L'autel, lieu du transitus eucharistique
Motif iconographique
Ce Christ en majesté est figuré sur la première page d’une double page ouvrant le Canon de la messe, à savoir le moment liturgique de la conversion du pain et du vin en corps et sang du Christ.
Le Christ dans sa mandorle est flanqué de deux séraphins dont les louanges (le Sanctus) tirées d’Isaïe (6, 3) et de l’Apocalypse (4, 8) sont inscrites en lettres d’or sur le pourtour supérieur de la mandorle. Plus bas, deux cortèges d’anges se rejoignent pour porter la base de la mandorle en cheminant le long d’une nuée conique qui forme un halo autour d’une église réduite à l’essentiel : son autel surmonté d’une croix et son enveloppe de pierre. Volontairement, la nuée prend la forme d’une montagne, le lieu qui dans l’Ancien Testament permettait la communication avec le divin.

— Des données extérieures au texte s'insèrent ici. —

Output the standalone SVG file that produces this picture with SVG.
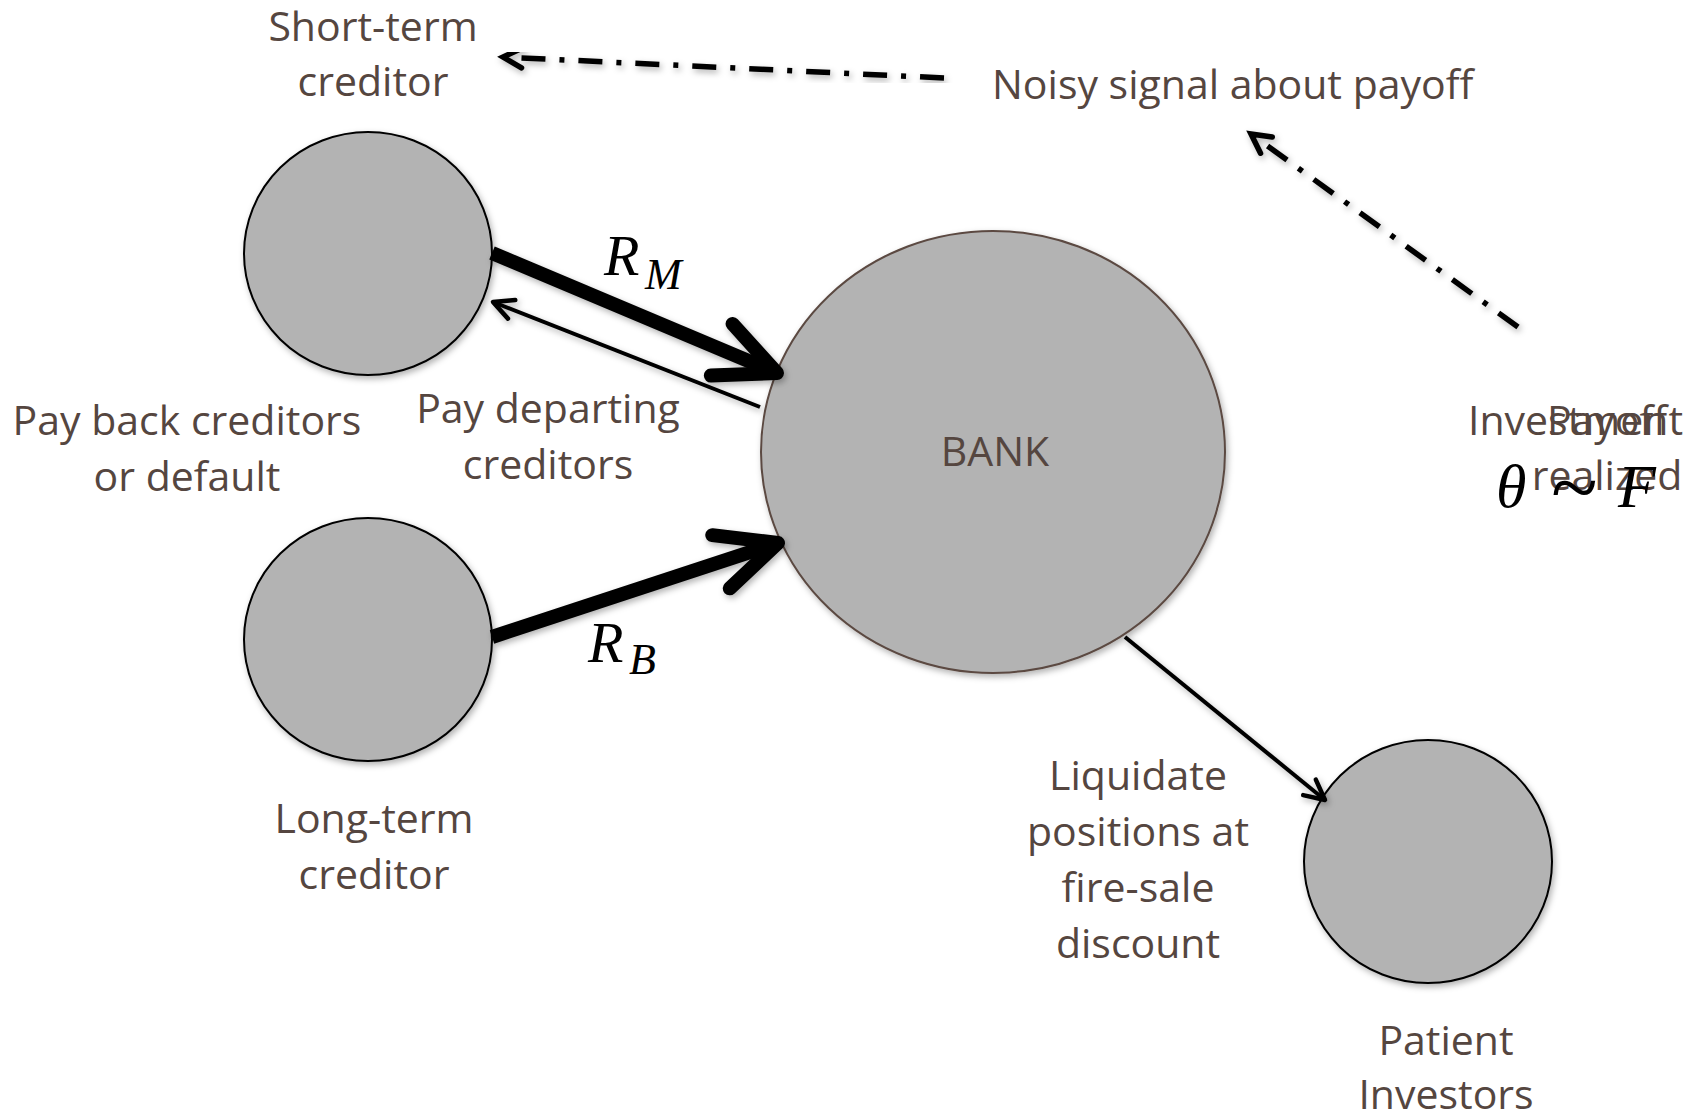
<svg xmlns="http://www.w3.org/2000/svg" width="1705" height="1114" viewBox="0 0 1705 1114">
<style>
.lbl{font-family:"Open Sans","Liberation Sans",sans-serif;font-size:41px;fill:#554640;}
.mid{text-anchor:middle;}
.math{font-family:"Liberation Serif","DejaVu Serif",serif;font-style:italic;fill:#000;}
.node{fill:#b3b3b3;stroke:#000;stroke-width:2;}
.bank{fill:#b3b3b3;stroke:#5b4a42;stroke-width:2;}
.thick{fill:none;stroke:#000;stroke-width:14;}
.thin{fill:none;stroke:#000;stroke-width:4;}
.dd{fill:none;stroke:#000;stroke-width:5.5;stroke-dasharray:24 14 5 14;}
</style>
<defs>
<filter id="sh" x="-20%" y="-20%" width="140%" height="140%">
<feDropShadow dx="2" dy="3" stdDeviation="3" flood-color="#000" flood-opacity="0.3"/>
</filter>
<marker id="bigHead" markerUnits="userSpaceOnUse" orient="auto" refX="0" refY="0" markerWidth="200" markerHeight="200" viewBox="-100 -100 200 200" overflow="visible">
<path d="M-60,-28 L0,0 L-60,28" fill="none" stroke="#000" stroke-width="14" stroke-linecap="round" stroke-linejoin="round"/>
</marker>
<marker id="smallHead" markerUnits="userSpaceOnUse" orient="auto" refX="0" refY="0" markerWidth="80" markerHeight="80" viewBox="-40 -40 80 80" overflow="visible">
<path d="M-20,-10 L0,0 L-20,10" fill="none" stroke="#000" stroke-width="4.5" stroke-linecap="round" stroke-linejoin="round"/>
</marker>
<marker id="ddHead" markerUnits="userSpaceOnUse" orient="auto" refX="0" refY="0" markerWidth="80" markerHeight="80" viewBox="-40 -40 80 80" overflow="visible">
<path d="M-19,-10 L0,0 L-19,10" fill="none" stroke="#000" stroke-width="5.5" stroke-dasharray="none" stroke-linecap="round" stroke-linejoin="miter"/>
</marker>
</defs>
<rect width="1705" height="1114" fill="#fff"/>

<g id="short-term-creditor">
<ellipse class="node" cx="368" cy="253.5" rx="124" ry="121.5" filter="url(#sh)"/>
<text class="lbl mid" x="373" y="41">Short-term</text>
<text class="lbl mid" x="373" y="96">creditor</text>
</g>

<g id="long-term-creditor">
<ellipse class="node" cx="368" cy="639.5" rx="124" ry="121.5" filter="url(#sh)"/>
<text class="lbl mid" x="374" y="833">Long-term</text>
<text class="lbl mid" x="374" y="889">creditor</text>
</g>

<g id="bank">
<ellipse class="bank" cx="993" cy="452" rx="232" ry="221" filter="url(#sh)"/>
<text class="lbl mid" x="995" y="466">BANK</text>
</g>

<g id="patient-investors">
<ellipse class="node" cx="1428" cy="861.5" rx="124" ry="121.5" filter="url(#sh)"/>
<text class="lbl mid" x="1446" y="1055">Patient</text>
<text class="lbl mid" x="1446" y="1109">Investors</text>
</g>

<g id="investment-payoff">
<text class="lbl" x="1468" y="435">Investment</text>
<text class="lbl mid" x="1607" y="435">Payoff</text>
<text class="lbl mid" x="1607" y="490">realized</text>
<text class="math" x="1496" y="507" font-size="62">θ</text>
<text class="math" x="1550" y="516" font-size="86" font-style="normal">~</text>
<text class="math" x="1618" y="507" font-size="62">F</text>
</g>

<g id="connectors">
<path class="thick" d="M492,253 L777,373" marker-end="url(#bigHead)" filter="url(#sh)"/>
<path class="thin" d="M760,407 L493,302" marker-end="url(#smallHead)" filter="url(#sh)"/>
<path class="thick" d="M492,637 L778,543" marker-end="url(#bigHead)" filter="url(#sh)"/>
<path class="thick" d="M1225,446 L1446,446" marker-end="url(#bigHead)" filter="url(#sh)"/>
<path class="thin" d="M1125,637 L1325,800" marker-end="url(#smallHead)" filter="url(#sh)"/>
<path class="dd" d="M944,78 L503,57" marker-end="url(#ddHead)" filter="url(#sh)"/>
<path class="dd" d="M1518,327 L1251,134" marker-end="url(#ddHead)" filter="url(#sh)"/>
</g>

<g id="edge-labels">
<text class="math" x="604" y="275" font-size="58">R</text>
<text class="math" x="645" y="289" font-size="44">M</text>
<text class="math" x="588" y="662" font-size="58">R</text>
<text class="math" x="629" y="674" font-size="44">B</text>
<text class="lbl" x="992" y="99">Noisy signal about payoff</text>
<text class="lbl mid" x="187" y="435">Pay back creditors</text>
<text class="lbl mid" x="187" y="491">or default</text>
<text class="lbl mid" x="548" y="423">Pay departing</text>
<text class="lbl mid" x="548" y="479">creditors</text>
<text class="lbl mid" x="1138" y="790">Liquidate</text>
<text class="lbl mid" x="1138" y="846">positions at</text>
<text class="lbl mid" x="1138" y="902">fire-sale</text>
<text class="lbl mid" x="1138" y="958">discount</text>
</g>
</svg>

Ici, l’église et son autel se présentent comme un « haut lieu » christianisé, le lieu d’une rencontre entre Dieu et son Église. Les prières et les offrandes de l’assemblée sont sublimées sur l’autel pour pouvoir accéder au ciel par l’intercession des anges cheminant sur les nuées vers la mandorle ; Dieu descend de son trône céleste pour siéger au milieu de son peuple en s’incarnant, au moment de la conversion des espèces, sur le trône-autel (sedes) que lui a édifié l’assemblée.
L’attraction vers l’autel des deux champs de l’image, le monde céleste de la mandorle et le monde terrestre, est mise en valeur par la disposition des symboles des quatre évangiles répartis dans les quatre cartouches d’angle de l’enluminure. Comme à leur habitude, les deux animaux terrestres, le bœuf et le lion, investissent les médaillons inférieurs alors que les symboles célestes, l’aigle et l’homme ailé, sont placés aux angles supérieurs. Les quatre symboles sont agencés pour que leurs regards pointent vers l’intervalle entre les deux mondes, là où les anges portent la mandorle. Dans cette zone médiane, se joue le transitus eucharistique, comblement de la distance qui sépare les deux mondes.